While the overall PMI score remained above 50, indicating a majority of businesses were still reporting improvements in activity from the previous month, the slowdown in services was more marked than for manufacturing, according to IHS.
Even so, the survey’s measure of manufacturers’ output fell to a 16-month low, which IHS said reflected how “suppliers’ delivery times lengthened to an extent exceeded over more than two decades of survey history only by that seen back in May”.
The drop was particularly pronounced among carmakers and their suppliers, causing a “near-stalling” of German factory production, it added.
There were also signs that rising input costs caused by supply bottlenecks are spreading from manufacturing to the larger services sector. German services companies reported the fastest increase in overall operating expenses since records began in 1997, IHS said.
In contrast, French services companies reported the strongest pick-up in growth for more than three years.

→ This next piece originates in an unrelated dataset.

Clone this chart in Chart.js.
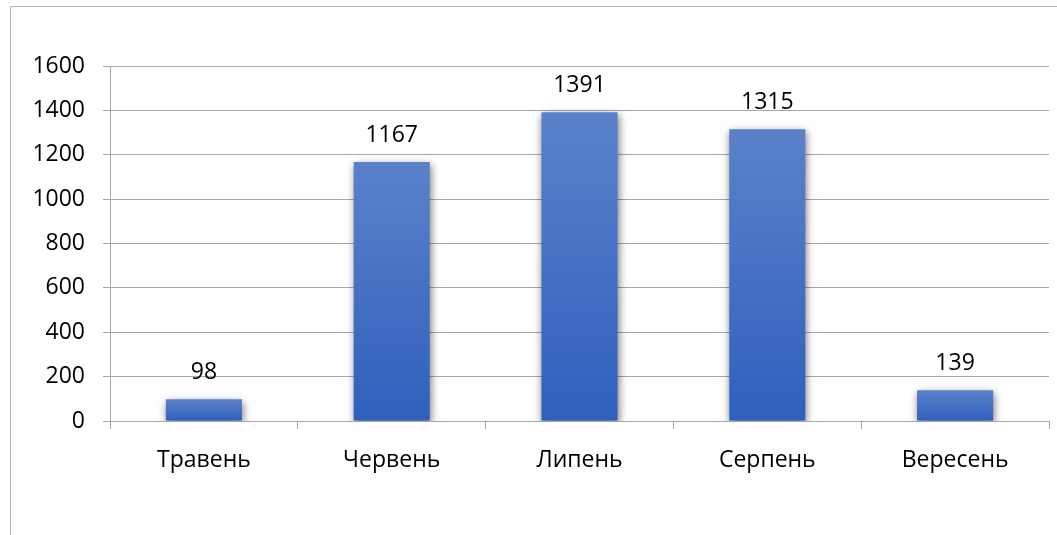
<!DOCTYPE html>
<html>
<head>
<meta charset="utf-8">
<script src="https://cdn.jsdelivr.net/npm/chart.js@4/dist/chart.umd.min.js"></script>
<style>
  html, body { margin: 0; padding: 0; background: #fff; }
  #wrap { width: 1057px; height: 535px; }
</style>
</head>
<body>
<div id="wrap"><canvas id="c" width="1057" height="535"></canvas></div>
<script>
// Monthly totals
const months = ['Травень', 'Червень', 'Липень', 'Серпень', 'Вересень'];
const totals = [98, 1167, 1391, 1315, 139];
const yTicks = [0, 200, 400, 600, 800, 1000, 1200, 1400, 1600];

const FONT = '"Open Sans", "Noto Sans", sans-serif';
const GRID = '#a6a6a6';

// Outer frame of the chart object
const framePlugin = {
  id: 'frame',
  beforeDraw(chart) {
    const ctx = chart.ctx;
    ctx.save();
    ctx.fillStyle = '#fff';
    ctx.fillRect(0, 0, chart.width, chart.height);
    ctx.strokeStyle = '#b4b4b4';
    ctx.lineWidth = 1;
    ctx.strokeRect(10.5, 6.5, chart.width + 20, chart.height + 20);
    ctx.restore();
  }
};

// Soft drop shadow under the bars, then value labels above them
const barDecor = {
  id: 'barDecor',
  beforeDatasetsDraw(chart) {
    const ctx = chart.ctx;
    ctx.save();
    ctx.shadowColor = 'rgba(0,0,0,0.55)';
    ctx.shadowBlur = 8;
    ctx.shadowOffsetX = 1;
    ctx.shadowOffsetY = 3;
  },
  afterDatasetsDraw(chart) {
    const ctx = chart.ctx;
    ctx.restore();
    ctx.save();
    ctx.font = '23px ' + FONT;
    ctx.fillStyle = '#000';
    ctx.textAlign = 'center';
    ctx.textBaseline = 'middle';
    const meta = chart.getDatasetMeta(0);
    meta.data.forEach((bar, i) => {
      ctx.fillText(String(totals[i]), bar.x, bar.y - 27);
    });
    ctx.restore();
  }
};

// Vertical gradient spanning each bar from its top down to zero
function barGradient(context) {
  const chart = context.chart;
  const y = chart.scales.y;
  const v = context.raw;
  if (!y || typeof v !== 'number') return '#4472c4';
  const top = y.getPixelForValue(v);
  const bottom = y.getPixelForValue(0);
  if (!isFinite(top) || !isFinite(bottom) || top === bottom) return '#4472c4';
  const g = chart.ctx.createLinearGradient(0, top, 0, bottom);
  g.addColorStop(0, '#5b81ca');
  g.addColorStop(1, '#2f60bd');
  return g;
}

new Chart(document.getElementById('c'), {
  type: 'bar',
  data: {
    labels: months,
    datasets: [{
      data: totals,
      backgroundColor: barGradient,
      borderWidth: 0,
      barPercentage: 0.81,
      categoryPercentage: 0.5
    }]
  },
  options: {
    responsive: false,
    animation: false,
    events: [],
    layout: { padding: { left: 0, top: 66, right: 8, bottom: 0 } },
    plugins: { legend: { display: false }, tooltip: { enabled: false } },
    scales: {
      x: {
        grid: { drawOnChartArea: false, color: GRID, tickLength: 8, offset: true },
        border: { color: GRID },
        ticks: { color: '#000', font: { family: FONT, size: 23 }, padding: 18 },
        afterFit(scale) { scale.height = 535 - 421; }
      },
      y: {
        min: 0, max: 1600,
        afterBuildTicks(scale) { scale.ticks = yTicks.map(v => ({ value: v })); },
        grid: { color: GRID, tickLength: 7 },
        border: { color: GRID },
        ticks: {
          color: '#000', font: { family: FONT, size: 23 }, padding: 18,
          callback: (v) => String(v)
        },
        afterFit(scale) { scale.width = 110; }
      }
    }
  },
  plugins: [framePlugin, barDecor]
});
</script>
</body>
</html>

IHS said: “Incoming new business rose at a quickened pace amid reports of new client wins, especially from overseas as looser travel restrictions boosted tourism.”
French manufacturers, however, reported a hefty fall in orders as “severe delays on input deliveries had caused customers to cancel or postpone orders”.
The survey results were “a warning signal” for the eurozone economy, said Ralph Solveen, an economist at Commerzbank. “An end to the sharp rise in prices caused by supply bottlenecks is not in sight in the short term, and the economy should continue to lose momentum in the fourth quarter.”
Jacob Nell, head of European economics at Morgan Stanley, said the results “indicate a continued cooling of activity”. He forecast eurozone economic growth would slow to 1.3 per cent “with risks tilted to the downside” in the final quarter, down from 2 per cent in the third quarter — when those figures are published next Friday — and 2.1 per cent in the second quarter.